Note that the CSS3-Fonts specification defines a font-synthesis property that could control whether faux bold or faux italic should happen for a single @font-face rule, but at the moment there are no implementations of this property. Duplicate @font-face rules are the only way to control this behavior in current browsers.

Don’t be tricked into losing bold and italic

The problem of missing bold and italic faces is not limited to single-face web fonts. Many of the web font services let you accidentally omit font faces. Some seem set up to encourage faux faces, either making all of their @font-face rules normal weight and style, or defaulting to include only a single face.

Take Lora from Google Web Fonts as an example. If you follow the defaults, it only gives you one face of the font, which results in this display in Chrome for <strong> and <cite> body text:

Faux bold and italic Lora

Fig. 3: Faux bold and italic Lora

This is not nearly as bad as the Yikes! heading above, but you can see that the bold isn’t really that strong, and the italic looks nothing like the curvy glyphs on Lora’s sample page. Your text may include bold or italic styling implicitly or explicitly, and if you are missing those font faces the browser starts making things up. What you really want looks like this:

Lora with actual bold and italic faces

Fig. 4: Lora with actual bold and italic faces

The Google Font UI actually warns the user not to include too many styles. Here are the defaults for Lora, where the meter is barely in the yellow, so things look good.

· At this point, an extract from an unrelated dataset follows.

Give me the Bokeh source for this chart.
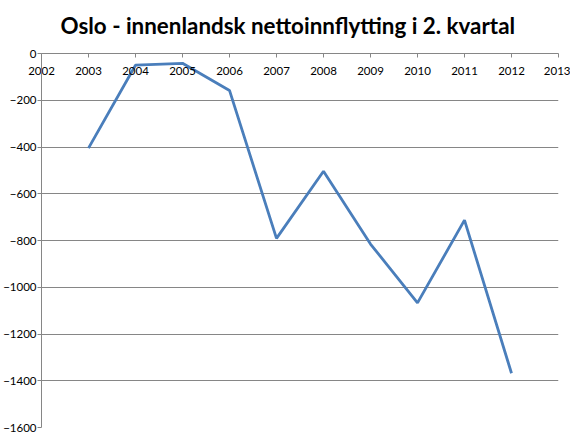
from bokeh.plotting import figure
from bokeh.models import Range1d, SingleIntervalTicker, Title
from bokeh.embed import file_html
from bokeh.resources import INLINE

years = [2003, 2004, 2005, 2006, 2007, 2008, 2009, 2010, 2011, 2012]
values = [-405, -50, -42, -158, -791, -504, -815, -1067, -713, -1368]
title_text = "Oslo - innenlandsk nettoinnflytting i 2. kvartal"

GRAY = "#868686"
FONT = "Lato"

p = figure(width=570, height=440, output_backend="svg", toolbar_location=None,
           x_range=Range1d(2002, 2013), y_range=Range1d(-1600, 0),
           x_axis_location="above",
           min_border_left=40, min_border_right=12, min_border_top=53,
           min_border_bottom=13, outline_line_color=None, background_fill_color="white",
           border_fill_color="white")

t = Title(text=title_text, align="left", offset=19, standoff=10,
          text_font=FONT, text_font_size="22.4px", text_font_style="bold",
          text_color="black")
p.add_layout(t, "above")

p.line(years, values, line_color="#4A7EBB", line_width=2.8)

# x axis at y = 0 (top of frame), ticks pointing down, labels below the line
xa = p.xaxis[0]
xa.ticker = SingleIntervalTicker(interval=1)
xa.minor_tick_line_color = None
xa.major_tick_out = 0
xa.major_tick_in = 4
xa.axis_line_color = GRAY
xa.major_tick_line_color = GRAY
xa.major_label_text_font = FONT
xa.major_label_text_font_size = "11.5px"
xa.major_label_text_color = "black"
xa.major_label_standoff = -25
xa.axis_label = " "
xa.axis_label_text_font_size = "10px"
xa.axis_label_standoff = 6

ya = p.yaxis[0]
ya.ticker = SingleIntervalTicker(interval=200)
ya.minor_tick_line_color = None
ya.major_tick_out = 4
ya.major_tick_in = 0
ya.axis_line_color = GRAY
ya.major_tick_line_color = GRAY
ya.major_label_text_font = FONT
ya.major_label_text_font_size = "11.5px"
ya.major_label_text_color = "black"
ya.major_label_standoff = 1

p.xgrid.grid_line_color = None
p.ygrid.grid_line_color = GRAY
p.ygrid.grid_line_width = 1
p.ygrid.ticker = SingleIntervalTicker(interval=200)

open("out.html", "w").write(file_html(p, INLINE))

Web font UI defaulting to missing faces

Fig. 5: Web font UI defaulting to missing faces

If you happen to notice that what you’re getting does not match the sample page and decide you’d like to use the other styles, the meter runs straight into the red.

Web font UI with scary red gauge

Fig. 6: Web font UI with scary red gauge

If you’re not sure whether you need those extra styles, the meter may fool you into thinking you’re doing something wrong by including them! This encourages dependence on smearing and slanting instead of the real styles this font has available.

I don’t mean to pick on just Google Web Fonts. At least with that service, if you opt in on the bold and italic styles it sets up your @font-face rules correctly. Some other web font services set up a separate @font-face rule for each font in a typeface family, each set to font-weight: normal. This can cause all of the single-face problems to surface even when bold and italic faces are available.

So when you use web font services, take the extra step to verify in a variety of browsers that what you’re getting is what you intended. Make sure your @font-face rules match the weight and styles of the fonts, and that you have a @font-face rule for every style your content uses. Do not assume that the web font service is giving you everything you need. If you’re taking the time to choose a beautiful web font for your site, make sure that you’re actually using the web font and only the web font to display your type.